## START
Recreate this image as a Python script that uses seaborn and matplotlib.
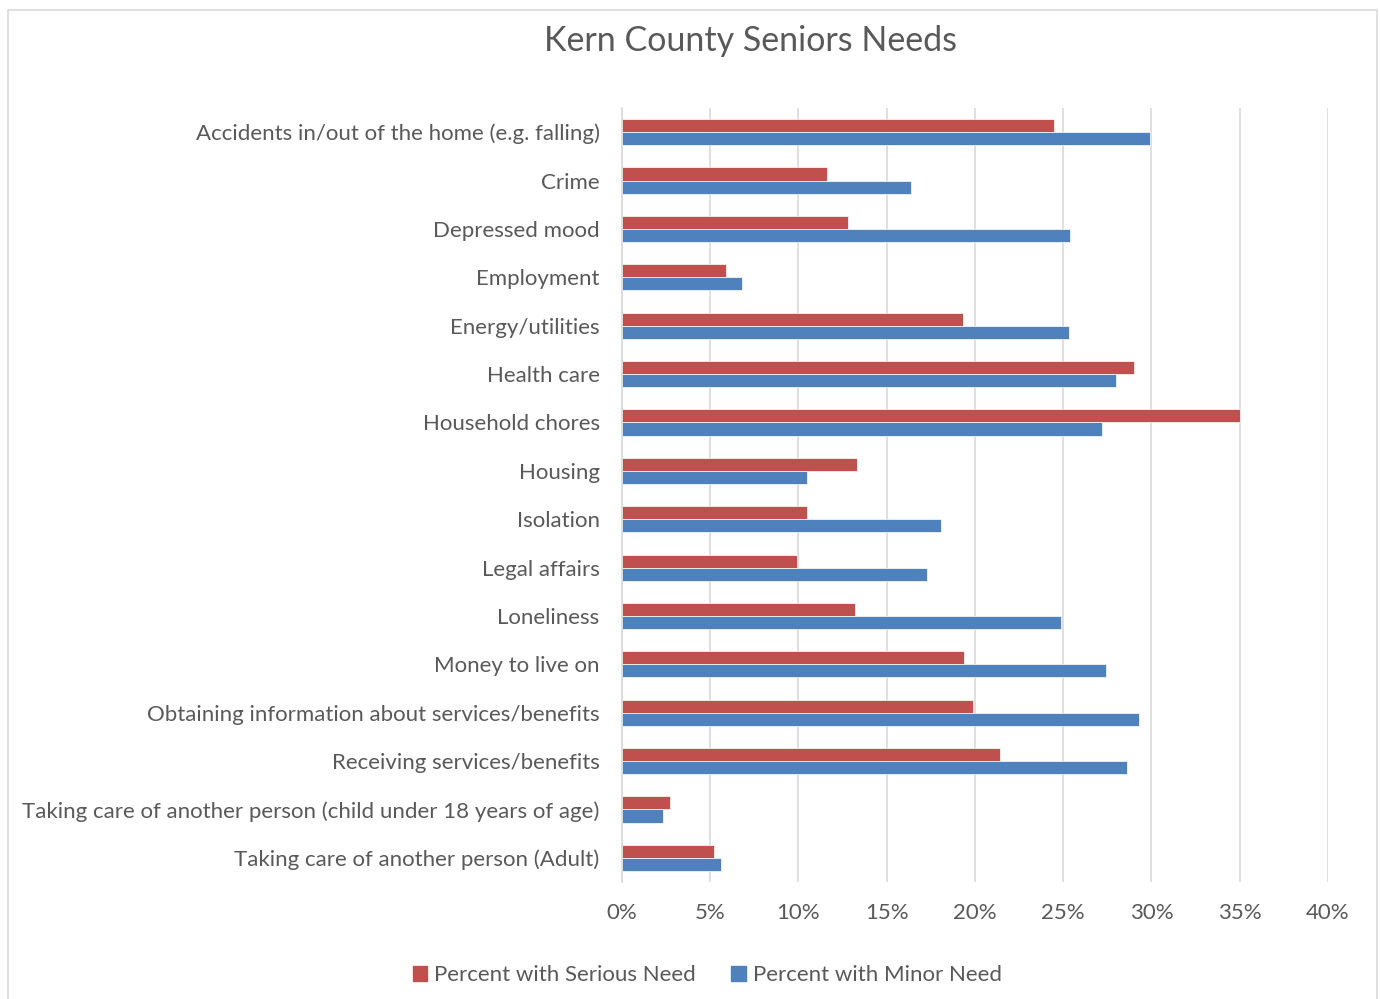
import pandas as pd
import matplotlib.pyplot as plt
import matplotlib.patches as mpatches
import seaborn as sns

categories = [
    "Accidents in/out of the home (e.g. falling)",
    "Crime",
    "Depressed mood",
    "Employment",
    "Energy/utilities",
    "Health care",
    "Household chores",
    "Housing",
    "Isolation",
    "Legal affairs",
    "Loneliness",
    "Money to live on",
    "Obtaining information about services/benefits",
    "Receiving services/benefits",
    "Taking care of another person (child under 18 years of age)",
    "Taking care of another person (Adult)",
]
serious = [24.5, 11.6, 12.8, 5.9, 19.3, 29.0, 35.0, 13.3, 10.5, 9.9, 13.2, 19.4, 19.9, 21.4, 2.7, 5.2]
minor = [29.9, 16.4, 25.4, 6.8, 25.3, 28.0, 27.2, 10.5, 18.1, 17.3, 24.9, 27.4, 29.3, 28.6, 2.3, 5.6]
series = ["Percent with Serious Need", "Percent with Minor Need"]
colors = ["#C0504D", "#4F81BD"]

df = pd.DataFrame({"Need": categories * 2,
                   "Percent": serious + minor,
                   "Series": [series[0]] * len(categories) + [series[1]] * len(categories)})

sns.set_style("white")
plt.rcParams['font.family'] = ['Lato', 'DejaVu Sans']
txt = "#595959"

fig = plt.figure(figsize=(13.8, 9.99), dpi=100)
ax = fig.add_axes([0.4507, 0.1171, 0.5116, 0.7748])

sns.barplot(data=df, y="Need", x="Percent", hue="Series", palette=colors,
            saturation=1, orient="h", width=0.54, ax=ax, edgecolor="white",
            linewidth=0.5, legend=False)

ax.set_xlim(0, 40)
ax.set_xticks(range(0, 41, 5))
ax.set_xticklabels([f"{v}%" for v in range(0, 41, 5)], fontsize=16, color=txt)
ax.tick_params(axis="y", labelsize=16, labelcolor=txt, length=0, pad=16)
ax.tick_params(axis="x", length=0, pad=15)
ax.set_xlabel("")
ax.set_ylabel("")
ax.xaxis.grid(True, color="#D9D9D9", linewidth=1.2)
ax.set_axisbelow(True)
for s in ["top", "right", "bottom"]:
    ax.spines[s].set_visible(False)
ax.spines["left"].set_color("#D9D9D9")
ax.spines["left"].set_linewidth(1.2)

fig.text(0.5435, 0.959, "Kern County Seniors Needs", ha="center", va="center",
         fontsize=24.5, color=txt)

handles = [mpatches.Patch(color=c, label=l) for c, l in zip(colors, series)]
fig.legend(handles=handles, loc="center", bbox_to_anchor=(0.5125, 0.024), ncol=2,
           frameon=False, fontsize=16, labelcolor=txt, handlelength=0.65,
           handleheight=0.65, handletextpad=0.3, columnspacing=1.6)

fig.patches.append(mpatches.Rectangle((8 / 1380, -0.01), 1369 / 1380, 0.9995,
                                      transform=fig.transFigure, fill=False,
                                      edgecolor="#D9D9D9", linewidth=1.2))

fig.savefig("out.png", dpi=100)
## END
PROBLEM STATEMENT:
Return, unchanged, the lines from the first line of the material through the line that holds "import seaborn as sns", inclusive, omitting pictures.

REPLY:
Recreate this image as a Python script that uses seaborn and matplotlib.
import pandas as pd
import matplotlib.pyplot as plt
import matplotlib.patches as mpatches
import seaborn as sns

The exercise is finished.